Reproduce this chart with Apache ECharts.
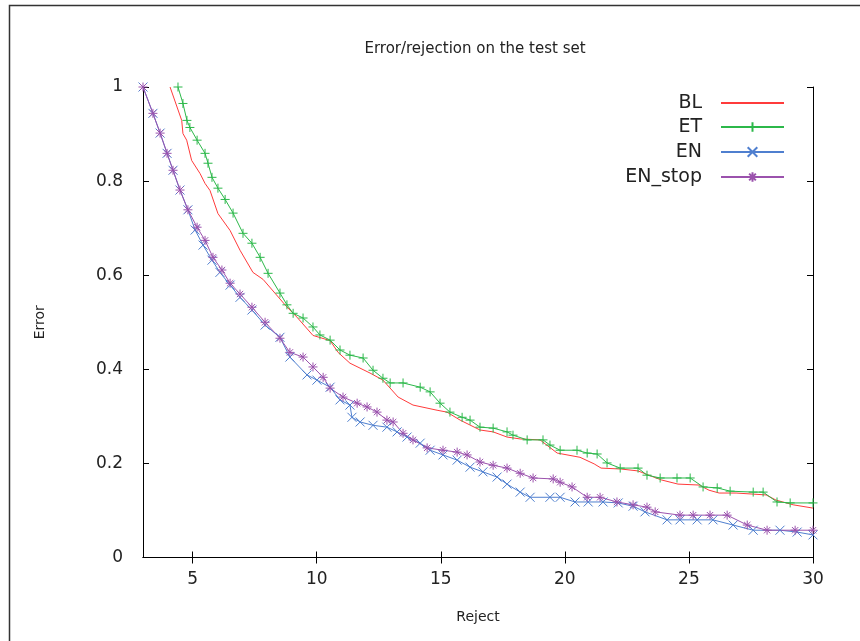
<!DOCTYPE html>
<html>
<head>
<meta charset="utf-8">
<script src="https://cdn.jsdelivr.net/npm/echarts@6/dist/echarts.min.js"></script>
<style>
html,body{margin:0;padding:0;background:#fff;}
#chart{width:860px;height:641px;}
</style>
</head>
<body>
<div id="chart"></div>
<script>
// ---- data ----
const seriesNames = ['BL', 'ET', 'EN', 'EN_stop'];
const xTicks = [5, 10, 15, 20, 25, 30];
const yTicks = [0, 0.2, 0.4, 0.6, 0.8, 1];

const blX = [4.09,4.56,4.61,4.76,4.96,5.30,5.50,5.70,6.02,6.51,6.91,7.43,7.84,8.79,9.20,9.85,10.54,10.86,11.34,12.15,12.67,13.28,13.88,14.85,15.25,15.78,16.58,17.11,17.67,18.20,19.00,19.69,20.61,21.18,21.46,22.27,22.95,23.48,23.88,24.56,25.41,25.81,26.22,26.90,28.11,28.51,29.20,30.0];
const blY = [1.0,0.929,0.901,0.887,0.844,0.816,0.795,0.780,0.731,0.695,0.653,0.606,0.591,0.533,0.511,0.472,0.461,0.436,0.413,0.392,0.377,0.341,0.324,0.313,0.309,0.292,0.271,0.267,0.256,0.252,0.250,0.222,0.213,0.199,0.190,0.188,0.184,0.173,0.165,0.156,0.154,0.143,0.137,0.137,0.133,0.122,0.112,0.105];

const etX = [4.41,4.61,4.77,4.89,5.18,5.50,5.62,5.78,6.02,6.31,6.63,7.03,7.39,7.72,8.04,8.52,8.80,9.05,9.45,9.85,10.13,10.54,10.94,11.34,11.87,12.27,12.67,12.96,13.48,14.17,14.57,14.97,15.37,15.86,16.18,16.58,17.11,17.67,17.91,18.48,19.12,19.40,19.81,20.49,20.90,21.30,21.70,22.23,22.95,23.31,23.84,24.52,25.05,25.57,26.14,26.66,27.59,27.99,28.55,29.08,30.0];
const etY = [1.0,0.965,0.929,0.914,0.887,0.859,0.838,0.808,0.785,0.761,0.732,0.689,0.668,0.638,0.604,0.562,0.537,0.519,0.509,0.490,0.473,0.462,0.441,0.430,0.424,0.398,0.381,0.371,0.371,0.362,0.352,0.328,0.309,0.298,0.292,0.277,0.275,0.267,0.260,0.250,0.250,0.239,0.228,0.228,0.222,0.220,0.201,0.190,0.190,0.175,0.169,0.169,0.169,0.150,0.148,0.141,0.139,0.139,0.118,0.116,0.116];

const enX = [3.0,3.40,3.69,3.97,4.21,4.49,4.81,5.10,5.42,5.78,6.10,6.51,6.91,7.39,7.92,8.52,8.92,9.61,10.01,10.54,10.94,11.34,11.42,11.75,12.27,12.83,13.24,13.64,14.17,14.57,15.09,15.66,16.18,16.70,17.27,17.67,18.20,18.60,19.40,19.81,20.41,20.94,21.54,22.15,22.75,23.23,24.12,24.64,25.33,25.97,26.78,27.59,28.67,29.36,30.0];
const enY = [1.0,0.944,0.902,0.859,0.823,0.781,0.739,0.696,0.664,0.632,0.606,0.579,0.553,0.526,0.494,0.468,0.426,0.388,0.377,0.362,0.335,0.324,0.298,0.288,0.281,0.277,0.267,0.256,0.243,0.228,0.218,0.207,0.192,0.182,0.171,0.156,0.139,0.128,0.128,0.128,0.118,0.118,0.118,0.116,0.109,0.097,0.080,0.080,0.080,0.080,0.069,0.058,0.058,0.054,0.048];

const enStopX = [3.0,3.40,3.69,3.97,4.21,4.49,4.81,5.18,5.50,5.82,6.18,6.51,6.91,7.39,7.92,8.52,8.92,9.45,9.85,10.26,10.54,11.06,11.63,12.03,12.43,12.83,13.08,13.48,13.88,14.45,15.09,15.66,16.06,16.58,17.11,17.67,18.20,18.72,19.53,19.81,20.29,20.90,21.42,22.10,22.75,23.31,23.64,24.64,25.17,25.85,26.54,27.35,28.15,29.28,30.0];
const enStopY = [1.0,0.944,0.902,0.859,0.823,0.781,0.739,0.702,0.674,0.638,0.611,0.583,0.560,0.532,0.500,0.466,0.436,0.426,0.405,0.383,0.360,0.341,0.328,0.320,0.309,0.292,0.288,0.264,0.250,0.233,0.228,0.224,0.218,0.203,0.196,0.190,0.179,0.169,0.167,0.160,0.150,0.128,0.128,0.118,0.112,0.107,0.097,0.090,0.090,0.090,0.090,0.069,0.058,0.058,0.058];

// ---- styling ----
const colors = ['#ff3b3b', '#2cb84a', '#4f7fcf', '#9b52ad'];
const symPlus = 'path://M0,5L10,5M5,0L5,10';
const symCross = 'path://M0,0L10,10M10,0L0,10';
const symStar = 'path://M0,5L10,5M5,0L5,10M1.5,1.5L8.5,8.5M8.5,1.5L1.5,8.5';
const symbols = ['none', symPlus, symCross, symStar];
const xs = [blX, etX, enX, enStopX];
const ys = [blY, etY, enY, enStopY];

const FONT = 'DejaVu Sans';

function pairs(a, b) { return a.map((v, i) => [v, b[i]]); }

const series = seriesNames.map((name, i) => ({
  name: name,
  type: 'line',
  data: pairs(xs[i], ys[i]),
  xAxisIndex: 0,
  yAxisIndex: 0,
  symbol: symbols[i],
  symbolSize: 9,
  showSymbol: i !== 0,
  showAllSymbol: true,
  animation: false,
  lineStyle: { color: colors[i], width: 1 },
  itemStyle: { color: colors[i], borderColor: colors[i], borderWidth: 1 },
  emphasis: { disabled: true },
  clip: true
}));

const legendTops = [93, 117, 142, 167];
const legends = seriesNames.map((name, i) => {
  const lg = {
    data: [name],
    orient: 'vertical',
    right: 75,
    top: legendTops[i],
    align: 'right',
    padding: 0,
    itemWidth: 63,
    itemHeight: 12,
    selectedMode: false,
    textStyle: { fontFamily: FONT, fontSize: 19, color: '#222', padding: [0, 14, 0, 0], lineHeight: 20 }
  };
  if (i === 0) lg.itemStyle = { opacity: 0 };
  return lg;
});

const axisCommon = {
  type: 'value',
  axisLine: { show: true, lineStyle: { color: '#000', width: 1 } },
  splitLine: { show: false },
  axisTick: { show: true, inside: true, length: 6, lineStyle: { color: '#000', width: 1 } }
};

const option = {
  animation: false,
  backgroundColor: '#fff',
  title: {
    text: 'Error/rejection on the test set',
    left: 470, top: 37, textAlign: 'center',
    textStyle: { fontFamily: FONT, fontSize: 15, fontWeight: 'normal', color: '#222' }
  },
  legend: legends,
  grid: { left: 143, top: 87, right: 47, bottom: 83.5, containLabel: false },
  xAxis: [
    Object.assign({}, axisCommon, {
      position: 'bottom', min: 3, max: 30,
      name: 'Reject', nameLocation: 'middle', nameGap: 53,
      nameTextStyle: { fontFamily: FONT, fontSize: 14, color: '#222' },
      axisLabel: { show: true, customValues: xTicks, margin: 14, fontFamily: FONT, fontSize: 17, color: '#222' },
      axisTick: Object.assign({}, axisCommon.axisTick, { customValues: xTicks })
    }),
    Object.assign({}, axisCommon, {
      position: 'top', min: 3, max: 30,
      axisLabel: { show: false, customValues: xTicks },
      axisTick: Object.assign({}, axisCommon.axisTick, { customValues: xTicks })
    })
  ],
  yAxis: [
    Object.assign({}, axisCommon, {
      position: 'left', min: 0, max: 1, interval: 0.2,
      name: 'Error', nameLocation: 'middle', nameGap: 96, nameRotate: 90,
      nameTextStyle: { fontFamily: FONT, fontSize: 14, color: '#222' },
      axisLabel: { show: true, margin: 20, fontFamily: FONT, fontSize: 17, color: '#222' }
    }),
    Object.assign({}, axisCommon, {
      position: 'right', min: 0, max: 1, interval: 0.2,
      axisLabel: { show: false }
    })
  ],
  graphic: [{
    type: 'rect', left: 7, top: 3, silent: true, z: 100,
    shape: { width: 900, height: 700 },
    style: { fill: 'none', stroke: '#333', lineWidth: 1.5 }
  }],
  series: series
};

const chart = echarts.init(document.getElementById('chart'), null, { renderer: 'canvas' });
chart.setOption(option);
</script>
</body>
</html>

+++

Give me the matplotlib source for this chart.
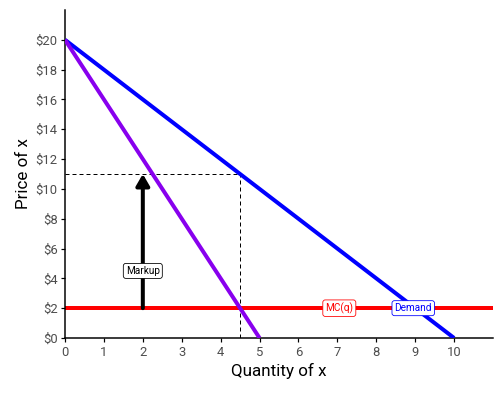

+++

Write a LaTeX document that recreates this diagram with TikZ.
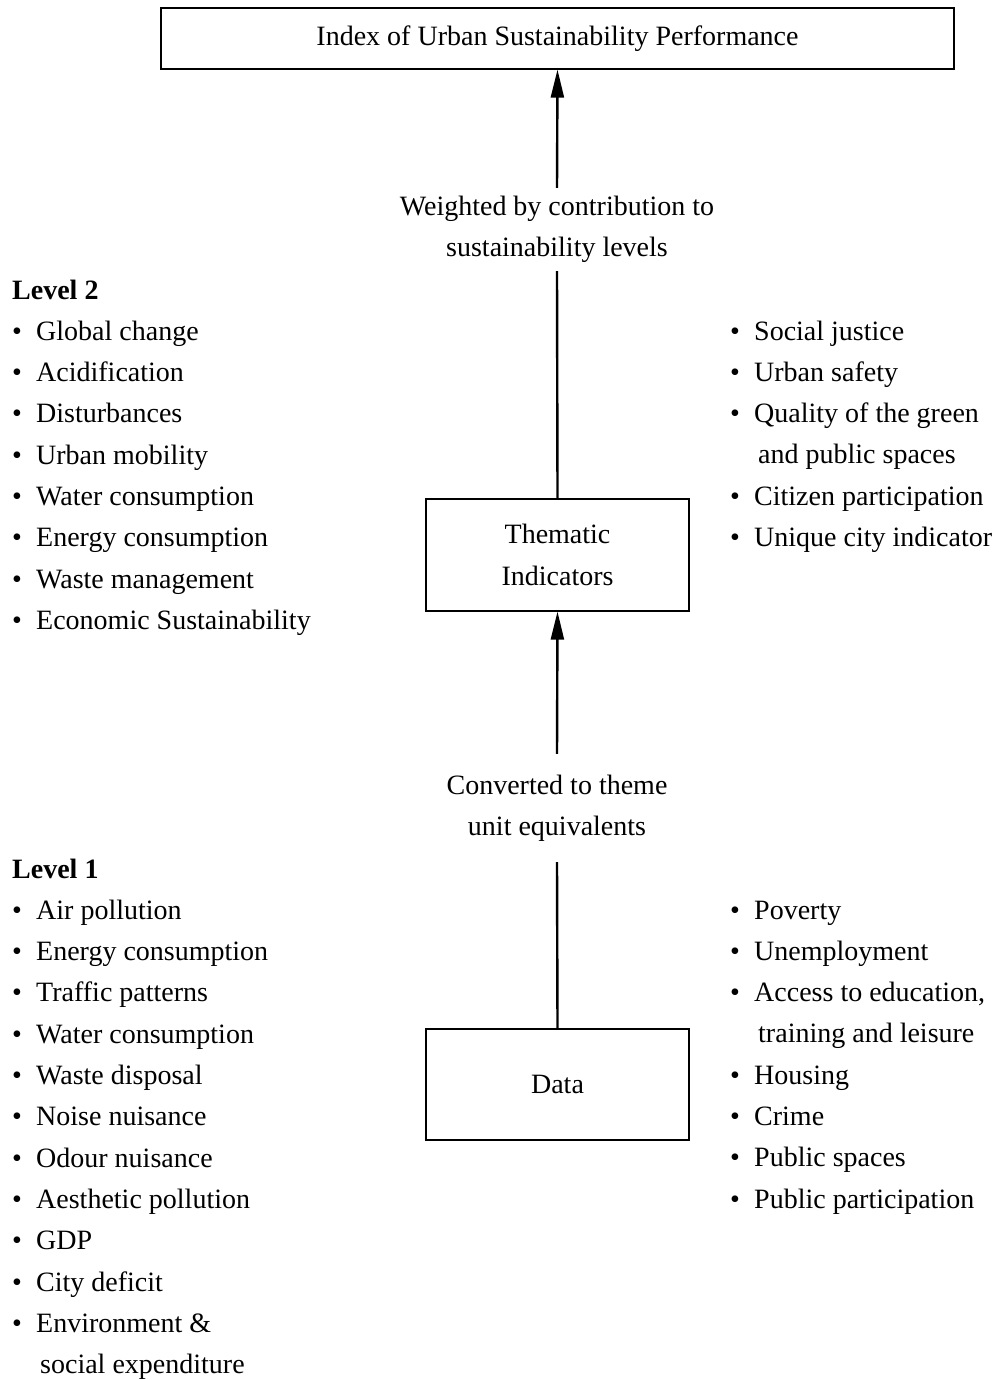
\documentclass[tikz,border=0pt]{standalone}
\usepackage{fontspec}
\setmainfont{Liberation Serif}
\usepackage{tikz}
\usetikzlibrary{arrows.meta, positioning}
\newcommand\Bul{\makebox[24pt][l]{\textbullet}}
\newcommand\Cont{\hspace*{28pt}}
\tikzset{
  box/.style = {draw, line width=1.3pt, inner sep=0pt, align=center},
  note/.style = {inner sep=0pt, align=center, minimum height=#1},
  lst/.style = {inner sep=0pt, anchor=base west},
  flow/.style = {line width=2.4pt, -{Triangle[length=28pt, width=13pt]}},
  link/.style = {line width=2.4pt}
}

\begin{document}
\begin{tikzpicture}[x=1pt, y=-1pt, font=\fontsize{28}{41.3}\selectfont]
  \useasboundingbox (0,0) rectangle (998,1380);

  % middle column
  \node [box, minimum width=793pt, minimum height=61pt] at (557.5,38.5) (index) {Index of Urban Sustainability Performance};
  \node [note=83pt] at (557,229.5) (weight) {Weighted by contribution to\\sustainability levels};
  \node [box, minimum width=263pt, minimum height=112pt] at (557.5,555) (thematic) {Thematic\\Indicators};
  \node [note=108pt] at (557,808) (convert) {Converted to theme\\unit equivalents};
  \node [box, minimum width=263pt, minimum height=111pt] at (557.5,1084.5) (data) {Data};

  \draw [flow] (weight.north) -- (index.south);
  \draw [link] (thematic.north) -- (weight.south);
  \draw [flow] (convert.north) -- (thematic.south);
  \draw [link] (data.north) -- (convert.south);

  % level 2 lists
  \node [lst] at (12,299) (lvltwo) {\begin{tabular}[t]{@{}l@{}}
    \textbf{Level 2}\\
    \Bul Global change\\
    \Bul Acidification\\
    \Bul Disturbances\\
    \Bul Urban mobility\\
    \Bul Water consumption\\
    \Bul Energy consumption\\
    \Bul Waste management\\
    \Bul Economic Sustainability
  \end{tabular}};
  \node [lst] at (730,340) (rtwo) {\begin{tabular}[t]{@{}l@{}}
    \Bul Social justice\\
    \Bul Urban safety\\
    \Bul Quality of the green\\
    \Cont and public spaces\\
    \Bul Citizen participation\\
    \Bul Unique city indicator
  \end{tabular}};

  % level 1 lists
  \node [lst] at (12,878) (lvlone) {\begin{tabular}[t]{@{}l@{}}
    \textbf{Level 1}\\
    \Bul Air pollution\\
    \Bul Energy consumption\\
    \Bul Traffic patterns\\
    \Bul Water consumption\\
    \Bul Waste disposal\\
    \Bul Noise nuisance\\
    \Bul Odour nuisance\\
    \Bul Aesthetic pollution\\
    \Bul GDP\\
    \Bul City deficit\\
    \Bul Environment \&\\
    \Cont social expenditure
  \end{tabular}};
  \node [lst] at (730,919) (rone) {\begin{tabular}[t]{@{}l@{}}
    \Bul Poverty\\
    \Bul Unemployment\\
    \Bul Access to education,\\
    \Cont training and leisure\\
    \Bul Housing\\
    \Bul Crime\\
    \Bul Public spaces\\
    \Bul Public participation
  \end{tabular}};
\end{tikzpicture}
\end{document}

+++

### TASK TO COMPLETE
Reproduce exactly the run of lines beginning with the one that contains "Reproduce this chart with Apache ECharts." and ending with the one that contains "const yTicks = [0, 0.2, 0.4, 0.6, 0.8, 1];". Do not include pictures.

### ANSWER TO THE TASK
Reproduce this chart with Apache ECharts.
<!DOCTYPE html>
<html>
<head>
<meta charset="utf-8">
<script src="https://cdn.jsdelivr.net/npm/echarts@6/dist/echarts.min.js"></script>
<style>
html,body{margin:0;padding:0;background:#fff;}
#chart{width:860px;height:641px;}
</style>
</head>
<body>
<div id="chart"></div>
<script>
// ---- data ----
const seriesNames = ['BL', 'ET', 'EN', 'EN_stop'];
const xTicks = [5, 10, 15, 20, 25, 30];
const yTicks = [0, 0.2, 0.4, 0.6, 0.8, 1];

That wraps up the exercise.